Do the math.  That is 1879 hours a year or over 46 (forty hour) work weeks per year!

Imagine the impact in a lifetime if you would invest that time into your relationship with your spouse, spending quality time with your kids, reviewing and planning your finances, investing time and energy into your career, working out.

How much more could you get out of life if you made a better investment choice of your time?

You may be thinking, I don't watch 5 hours a of TV a day! I challenge you to track it for a week. Add up the hours, multiply it out over a year and determine if there is a priority change that could lead you down a more prosperous path.

4.17.2009

Put Your Money Where Your Mouth Is

Determined to reach my goals in multiple areas of my life, I decided account-ability would provide me the kick I needed. I talked to a good friend and my brother to hold me accountable in different areas.
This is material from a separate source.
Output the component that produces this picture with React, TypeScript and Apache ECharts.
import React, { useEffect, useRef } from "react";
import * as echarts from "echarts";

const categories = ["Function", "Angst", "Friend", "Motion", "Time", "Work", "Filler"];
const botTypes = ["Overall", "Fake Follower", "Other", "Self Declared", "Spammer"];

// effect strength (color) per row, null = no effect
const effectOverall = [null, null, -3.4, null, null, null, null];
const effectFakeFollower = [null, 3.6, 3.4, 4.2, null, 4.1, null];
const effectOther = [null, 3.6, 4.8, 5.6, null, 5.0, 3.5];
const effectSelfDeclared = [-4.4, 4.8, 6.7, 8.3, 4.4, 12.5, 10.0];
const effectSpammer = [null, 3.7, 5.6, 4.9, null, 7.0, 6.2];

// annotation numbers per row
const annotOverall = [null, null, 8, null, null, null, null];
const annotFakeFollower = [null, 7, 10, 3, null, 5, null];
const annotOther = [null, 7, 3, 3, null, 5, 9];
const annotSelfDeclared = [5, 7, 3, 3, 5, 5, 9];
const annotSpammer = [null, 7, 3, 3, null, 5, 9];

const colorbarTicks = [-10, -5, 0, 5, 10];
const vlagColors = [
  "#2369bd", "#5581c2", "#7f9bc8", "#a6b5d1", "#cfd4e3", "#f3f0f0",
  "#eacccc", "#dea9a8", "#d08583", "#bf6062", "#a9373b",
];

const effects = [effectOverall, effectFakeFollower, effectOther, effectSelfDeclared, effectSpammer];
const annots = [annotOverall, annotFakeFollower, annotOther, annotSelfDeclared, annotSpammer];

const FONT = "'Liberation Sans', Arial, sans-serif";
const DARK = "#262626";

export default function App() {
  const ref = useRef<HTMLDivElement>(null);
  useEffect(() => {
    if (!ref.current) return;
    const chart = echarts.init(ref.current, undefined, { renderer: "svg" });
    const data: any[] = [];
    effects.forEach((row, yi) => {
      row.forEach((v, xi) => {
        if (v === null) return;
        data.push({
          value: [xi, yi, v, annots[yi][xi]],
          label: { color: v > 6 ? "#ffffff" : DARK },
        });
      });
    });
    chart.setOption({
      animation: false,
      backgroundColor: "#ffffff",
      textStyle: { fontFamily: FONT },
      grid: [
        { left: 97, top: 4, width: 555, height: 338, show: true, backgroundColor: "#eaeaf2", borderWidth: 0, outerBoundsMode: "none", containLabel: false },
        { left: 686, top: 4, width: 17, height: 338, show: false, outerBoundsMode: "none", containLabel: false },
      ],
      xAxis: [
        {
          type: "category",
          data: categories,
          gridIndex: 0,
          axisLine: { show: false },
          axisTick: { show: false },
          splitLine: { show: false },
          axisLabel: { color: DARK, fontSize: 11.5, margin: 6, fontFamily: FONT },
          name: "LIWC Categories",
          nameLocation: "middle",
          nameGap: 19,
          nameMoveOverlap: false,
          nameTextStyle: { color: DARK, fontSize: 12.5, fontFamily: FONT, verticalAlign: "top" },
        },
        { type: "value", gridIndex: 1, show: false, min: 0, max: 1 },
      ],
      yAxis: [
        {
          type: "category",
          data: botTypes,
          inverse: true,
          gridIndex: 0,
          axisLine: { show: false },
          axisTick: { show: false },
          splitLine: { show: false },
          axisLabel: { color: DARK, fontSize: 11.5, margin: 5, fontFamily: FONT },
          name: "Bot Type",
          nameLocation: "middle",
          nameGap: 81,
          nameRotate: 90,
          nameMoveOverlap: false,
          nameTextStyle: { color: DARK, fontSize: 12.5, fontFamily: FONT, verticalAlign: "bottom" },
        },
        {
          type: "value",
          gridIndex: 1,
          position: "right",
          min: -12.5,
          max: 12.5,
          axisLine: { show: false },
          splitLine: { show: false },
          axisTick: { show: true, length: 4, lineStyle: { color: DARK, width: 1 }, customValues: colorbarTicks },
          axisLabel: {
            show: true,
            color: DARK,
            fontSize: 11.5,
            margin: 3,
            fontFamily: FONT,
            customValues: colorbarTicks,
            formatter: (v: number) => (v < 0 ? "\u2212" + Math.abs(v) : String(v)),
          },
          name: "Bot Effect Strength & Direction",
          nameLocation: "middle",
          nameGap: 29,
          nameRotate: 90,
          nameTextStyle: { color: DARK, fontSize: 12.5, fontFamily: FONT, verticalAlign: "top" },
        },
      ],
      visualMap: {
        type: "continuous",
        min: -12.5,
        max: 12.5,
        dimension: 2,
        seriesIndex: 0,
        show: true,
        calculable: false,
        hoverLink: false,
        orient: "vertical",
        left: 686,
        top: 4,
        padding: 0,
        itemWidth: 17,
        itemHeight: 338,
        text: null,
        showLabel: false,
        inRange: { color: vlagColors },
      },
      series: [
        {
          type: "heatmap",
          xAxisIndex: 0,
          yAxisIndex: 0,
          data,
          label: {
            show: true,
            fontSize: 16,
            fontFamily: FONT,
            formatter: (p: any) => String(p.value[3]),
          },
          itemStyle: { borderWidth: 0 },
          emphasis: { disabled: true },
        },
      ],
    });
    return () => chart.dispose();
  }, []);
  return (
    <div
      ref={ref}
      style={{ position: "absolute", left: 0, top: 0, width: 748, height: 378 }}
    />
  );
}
In the business part of life I committed to being in the office by 7am everyday, planning my night the day before so I have clear, prioritized direction, and lastly I committed to workout everyday this week. I chose a consequence that would be painful enough to get the action I needed. My love language is the Benjamin Franklin. I owe a $100 bill for everyday I do not meet the three commitments I made. 
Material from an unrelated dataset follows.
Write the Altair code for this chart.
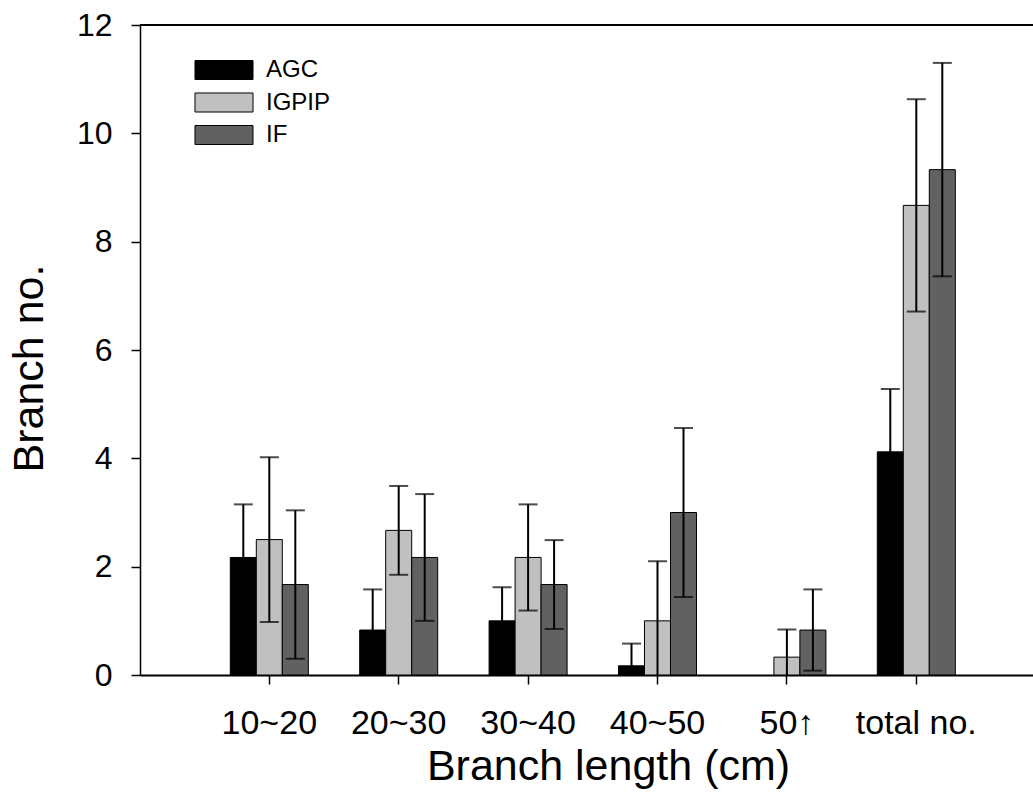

As you might guess, I am 3 for 3 since our meeting!

My brother and I are meeting in Vegas in 45 days with our families for some sun and pool time. We committed last night to a "fitness duel-off". We will determine the winner by a combination of things like measurements, percentage improvement, and who looks best with their shirt off by the pool. This means I have to lay off of my straight Coca-Cola diet and drink more water and choose healthy meal choices. It means that I will need to really hit it hard in the gym and not just assume that by being around others who are fit and sweaty that it will rub off on me.

At times it seems pathetic that I need to play these games to get where I want to go in life, but I have learned through experience that I am not able to push myself hard enough on my own.
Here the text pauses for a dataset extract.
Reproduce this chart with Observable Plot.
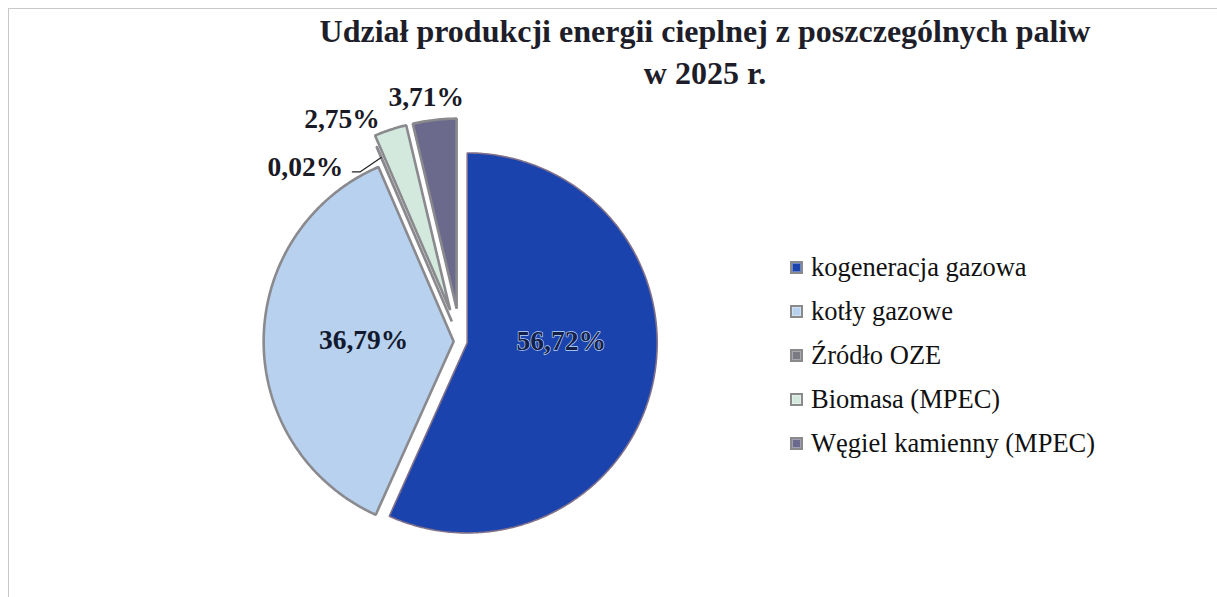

Stephen Covey said it best when he said, "Accountability breeds responsibility".

Is there somewhere in your life that you could work with to push eachother to be your best self?

4.16.2009

What the Fish Can't See

I have spent the last few days reflecting on a conversation I had with my mom the other night who just returned from China. She came back with a renewed enthusiasm about the opportunity that surrounds us. She reported that with the recent lift of communism, the Chinese citizens are seeing opportunity everywhere. She commented on the positive energy and vibe in Beijing. They recognize the freedom they have to create the lives they desire. They control their own future.

It is easy to get complacent when we have had it so good for so long. Just as the fish can't see or appreciate the water he swims in, we can't see or appreciate the opportunity that we have. With freedom to work where we want to work, study what and where we want to study, and spend our money how we want to spend it, it is laughable that we whine about our circumstances when we only have ourselves to blame.

We are a sum of our thinking, decisions and actions.

Take that fish out of water for about 10 seconds and I can guarantee that water is all it will think about. Maybe it is time for us to take a quick trip to a third world country to enable us to see the opportunity we are swimming in.

Is it a coincidence that the Russian ancestry group ranks first in the highest percentage of millionaire households per capita? Although the Russian ancestry group accounts for only about 1.1 percent of all households in America, it accounts for 6.4 percent of all millionaire households. It is estimated that approximately 22 of every 100 households headed by someone of Russian ancestry has a net worth of $1 million or more. 

James Allen said it best in As a Man Thinketh, "As a being of Power, Intelligence and Love, and the lord of his own thoughts, man holds the key to every situation, and contains within himself that transforming and regenerative agency by which may make himself what he wills.”

4.15.2009

Abe Lincoln's Formula for Prosperity


So much wisdom in this piece. These are great principles to live by when building a company, a family, or a community.
  • thrift is the precursor to prosperity
  • we all need to work together to be successful
  • cannot spend more than you earn
  • initiative and independence build character and courage
  • teach a man to fish and he will fish for a life time
As I prepare for the birth of my first child in September, these are the lessons that must be taught to provide them any chance of success. Imagine a child raised on these five principles, how different would our world be if we reverted back to good old fashioned common sense.

 

4.09.2009

They Are Not Your Friend

The Wall Street Journal reported today that Bank of America is raising interest rates on 4 million US Credit Card customers who are carrying a balance. This means that even if you have always paid your account on time, you can expect your rate to go up if you don’t pay off the balance at the end of each month. WSJ reports:

“Starting with June account statements, any credit-card customer who carries a balance and has an interest rate below 10% will see his or her rate jump into double-digit territory.”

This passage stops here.